Service for digital interaction between banks and individuals through Unified Public Services Portal launched
The Ministry of Digital Development, Communications and Mass Media of the Russian Federation and the Bank of Russia have launched a service that will allow individuals to submit their personal information to credit institutions and insurance companies through the Unified Public Services Portal and receive services electronically without visiting the office. The service has been implemented as part of the experiment to create a digital profile of individuals in line with Russian Federation Government Resolution No. 710, dated 3 June 2019.
The new service will help financial institutions acquire the necessary information about individual customers stored in various databases (Federal Tax Service, Rosreestr, Ministry of Internal Affairs, Pension Fund, etc.). This way, clients and banks will be able to interact remotely, without providing any additional documents. It is crucial to note that this information will only be available subject to a client’s consent stored in the single register of digital consents.
Currently, 20 banks and four insurance companies are participating in the project. Moreover, clients of six banks can already submit an online loan request through their personal account at the Unified Public Services Portal. New credit institutions will be joining the list in the future. Insurance companies are still testing the possibility to issue compulsory motor third-party liability insurance (OSAGO) and motor hull insurance (KASKO) policies through this service.
‘This project is yet another important step forward on the road to the digitalisation of state and financial services. It allows financial market participants and other organisations to obtain necessary information from trusted state sources in a “single-window” mode. For individual clients, it is a convenient and safe way to receive banking and other products and services online. This is especially important today, during the lockdown’, said Olga Skorobogatova, First Deputy Governor of the Bank of Russia. ‘The service is implemented taking into account the necessary information protection measures and is based on the state-owned digital government infrastructure’.

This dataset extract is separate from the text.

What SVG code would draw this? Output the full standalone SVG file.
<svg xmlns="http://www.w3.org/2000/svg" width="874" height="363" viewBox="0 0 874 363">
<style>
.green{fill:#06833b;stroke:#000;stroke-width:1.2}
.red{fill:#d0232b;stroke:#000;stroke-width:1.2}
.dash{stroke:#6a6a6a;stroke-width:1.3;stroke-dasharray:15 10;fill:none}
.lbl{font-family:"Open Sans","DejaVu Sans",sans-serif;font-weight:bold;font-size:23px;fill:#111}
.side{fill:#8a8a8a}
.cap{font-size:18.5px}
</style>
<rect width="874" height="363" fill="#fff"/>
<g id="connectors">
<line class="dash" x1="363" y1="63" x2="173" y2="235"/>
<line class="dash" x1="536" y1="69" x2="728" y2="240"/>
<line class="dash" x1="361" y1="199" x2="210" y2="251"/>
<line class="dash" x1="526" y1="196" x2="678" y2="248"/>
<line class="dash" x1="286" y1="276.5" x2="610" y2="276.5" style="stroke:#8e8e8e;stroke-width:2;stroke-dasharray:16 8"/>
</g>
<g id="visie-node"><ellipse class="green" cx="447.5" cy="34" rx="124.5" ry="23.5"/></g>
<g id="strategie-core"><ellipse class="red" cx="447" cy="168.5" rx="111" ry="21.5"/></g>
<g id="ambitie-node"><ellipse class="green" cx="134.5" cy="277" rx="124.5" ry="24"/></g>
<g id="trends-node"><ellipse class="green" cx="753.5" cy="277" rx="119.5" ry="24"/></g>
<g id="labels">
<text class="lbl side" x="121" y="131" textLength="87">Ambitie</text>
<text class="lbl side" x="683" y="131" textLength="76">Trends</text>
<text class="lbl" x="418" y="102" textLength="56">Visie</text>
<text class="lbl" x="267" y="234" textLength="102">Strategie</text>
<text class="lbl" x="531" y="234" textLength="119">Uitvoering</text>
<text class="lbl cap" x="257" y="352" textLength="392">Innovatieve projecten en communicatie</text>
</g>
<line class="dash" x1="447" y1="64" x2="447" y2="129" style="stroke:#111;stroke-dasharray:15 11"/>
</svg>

‘We have launched the service in an experimental mode. Right now it is in high demand among both banks and individual customers. In the circumstances of lockdown and working from home, it is important to minimise visits to public places, however people still need banking services. We would like to particularly note that the implemented work-mode is universal and can be used flexibly. For companies, it means, primarily, a possibility to embed this service in their digital end-to-end service provision scenarios. For people, it means a possibility to express their consent for their digital documents to be transferred from state-owned sources to commercial organisations and for their data to be processed by the governmental consent platform. Shortly, it is planned to replicate this possibility to be used by various industries’, said Maksut Shadayev, Minister of Digital Development, Communications and Mass Media.
In the future, this project will be expanded to all credit institutions and microfinance organisations, and new data will be added. In particular, it concerns information about people’s income from the databases of the Federal Tax Service and the Ministry of Labour as well as information from credit history bureaus. The draft regulation is currently being reviewed by the interested state agencies.